Há cinco anos, o médico epidemiologista Carlos Augusto Monteiro, da Faculdade de Saúde Pública da Universidade de São Paulo (USP) figura na lista dos pesquisadores mais influentes do mundo. No ano passado, foi o brasileiro com os artigos científicos mais citados em revistas e estudos científicos internacionais.
A fama é oriunda da NOVA, a classificação proposta por Monteiro que revolucionou a forma como os alimentos são categorizados. “Começamos a identificar que a origem das doenças ligadas à alimentação estavam num grupo de produtos sobre os quais a indústria têm um lucro muito maior, na medida que são feitos com ingredientes de baixo custo e grande durabilidade”.
Nascia, em 2009, o conceito de ultraprocessado. Uma palavra enorme, mas que Monteiro define de forma simples: ultraprocessado é um produto feito com ingredientes que não encontramos na cozinha doméstica, como aditivos para substituir a cor, dar aroma e conferir determinada textura a um alimento.
A classificação também mudou a forma como se enxerga a relação do consumidor com a comida: se antes a pessoa física era vista como a única responsável pelas escolhas alimentares, agora os CNPJs precisam assumir a parte que lhes cabe nas mazelas resultantes da alimentação inadequada.
Como a NOVA mudou na prática a relação entre indústria e qualidade da alimentação?
O paradigma anterior tinha o foco em nutrientes – basicamente em gordura saturada, açúcar, sal e fibra – e de alguma maneira culpava o próprio consumidor pelo fato de não ter uma alimentação muito saudável.
Era um pouco assim: as pessoas preferem alimentos com muito sal, pouca fibra e muito açúcar e, por isso, acabam adoecendo. Quando a gente começa a fazer uma classificação dos alimentos não só pelo teor de nutrientes, mas também pela forma de processamento, começa a colocar a responsabilidade em quem processa esses alimentos.
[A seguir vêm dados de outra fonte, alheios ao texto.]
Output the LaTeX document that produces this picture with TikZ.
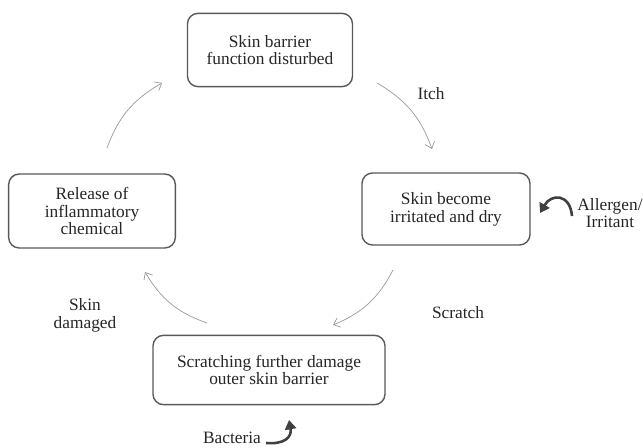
\documentclass[tikz,border=0pt]{standalone}
\usepackage{fontspec}
\setmainfont{Liberation Serif}
\usepackage{tikz}
\usetikzlibrary{arrows.meta,positioning}
\tikzset{>=stealth}

\begin{document}
\begin{tikzpicture}[x=0.03cm, y=-0.03cm,
	every node/.style={font=\fontsize{14.8}{15.2}\selectfont, align=center, text=black!85},
	stage/.style={draw=black!65, line width=1.2pt, rounded corners=9pt, fill=white},
	cyc/.style={->, draw=black!40, line width=0.6pt, >={Straight Barb[length=1.8mm,width=3mm]}},
	curl/.style={-{Triangle[length=2.8mm,width=3.4mm]}, draw=black!75, line width=2.2pt}]
	% page frame
	\useasboundingbox (0,0) rectangle (643,448);
	% the four stages
	\node[stage, minimum width=4.95cm, minimum height=2.2cm] (barrier) at (270,50) {Skin barrier\\function disturbed};
	\node[stage, minimum width=5.04cm, minimum height=2.16cm] (irritated) at (446,209) {Skin become\\irritated and dry};
	\node[stage, minimum width=6.96cm, minimum height=2.08cm] (scratching) at (269,370) {Scratching further damage\\outer skin barrier};
	\node[stage, minimum width=5.0cm, minimum height=2.22cm] (release) at (92,211) {Release of\\inflammatory\\chemical};
	% arrow ends round the cycle
	\coordinate (itchA) at (377,83);
	\coordinate (itchB) at (432,149);
	\coordinate (scrA) at (393,270);
	\coordinate (scrB) at (333,325);
	\coordinate (dmgA) at (207,323);
	\coordinate (dmgB) at (145,272);
	\coordinate (relA) at (107,148);
	\coordinate (relB) at (162,83);
	\draw[cyc] (itchA) to[bend left=20] (itchB);
	\draw[cyc] (scrA) to[bend left=20] (scrB);
	\draw[cyc] (dmgA) to[bend left=20] (dmgB);
	\draw[cyc] (relA) to[bend left=20] (relB);
	% labels on the cycle
	\node (itch) at (431,94) {Itch};
	\node (scratch) at (458,313) {Scratch};
	\node (damaged) at (85,315) {Skin\\damaged};
	% outside triggers
	\node (allergen) at (610,213) {Allergen/\\Irritant};
	\coordinate (allA) at (572,216);
	\coordinate (allB) at (540,213);
	\draw[curl] (allA) to[out=95,in=60,looseness=1.8] (allB);
	\node (bacteria) at (232,438) {Bacteria};
	\coordinate (bacA) at (266,443);
	\coordinate (bacB) at (289,420);
	\draw[curl] (bacA) to[out=-5,in=-80,looseness=1.4] (bacB);
\end{tikzpicture}
\end{document}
O foco sai do consumidor e vai para a indústria, que usa estratégias de marketing muito sofisticadas para que as pessoas troquem a alimentação tradicional pelo consumo de ultraprocessados.
Que indústria é essa?
São as grandes indústrias transnacionais dentro do sistema alimentar. Porque um fator importante é que o ultraprocessamento requer maquinários, tecnologias, controle de qualidade e mesmo ingredientes – como aditivos – que são de acesso restrito.
E uma coisa mais sutil é que você consegue fazer um produto único, um produto de marca. Tanto que é comum receitas com segredos industriais.
E o nome é “produto” porque, pela composição, o ultraprocessado nem deve ser considerado um alimento, certo?
Sim. Primeiro, que você tem muitos ingredientes: dez, quinze, vinte, até trinta. Depois, você manipula misturas de sal, gordura, açúcar, aromatizantes, texturizantes e consegue criar produtos de baixo custo para a indústria, mas que são extremamente palatáveis. Essas indústrias têm laboratórios de análise sensorial que permitem chegar a receitas com combinação de gordura e açúcar que maximizam o prazer e que se tornam mesmo viciantes para algumas pessoas.
O cenário no Brasil é preocupante, mas ainda consumimos menos ultraprocessados do que países como os Estados Unidos e a Inglaterra.
A vantagem, nesse caso, seria o fato de o preço dos ultraprocessados ainda não estar tão baixo por aqui?
O preço é uma questão, mas a grande diferença é que, no Brasil, o consumo de ultraprocessados não chegou às principais refeições. Consumimos refrigerantes e sorvetes, mas, no almoço e jantar, a cultura alimentar ainda é muito forte. A maior parte dos brasileiros ainda come o PF (prato feito), a comida por quilo.
O alerta é que estamos num processo de transição, até porque estudos mostram que o preço relativo dos ultraprocessados aumentou muito menos do que o de alimentos in natura ou minimamente processados. A tendência é ruim.
Nesse aspecto, podemos considerar que há um público mais suscetível, como as crianças e os jovens, por exemplo?
O que percebemos no recorte por idade é que, quanto mais velho, menor o consumo de ultraprocessados. Quanto mais jovem, maior. Os adolescentes são o grupo com o maior consumo.
Na semana passada, saiu um estudo na Inglaterra de uma coorte em que olharam as crianças com dois e, depois, com sete anos. O que se viu foi um aumento no consumo de dois para sete e também uma correlação muito grande: a criança de dois que comia muito ultraprocessado é a criança de sete com consumo mais elevado.
Isso mostra que os hábitos e as preferências são criados quando a criança ainda é pequena. Daí o esforço da indústria de ultraprocessados na propaganda ligada a crianças e todo o investimento em textura, cor e aroma. Tudo isso vai criando o que a gente chama de familiaridade, e que vai influenciar os hábitos para toda a vida.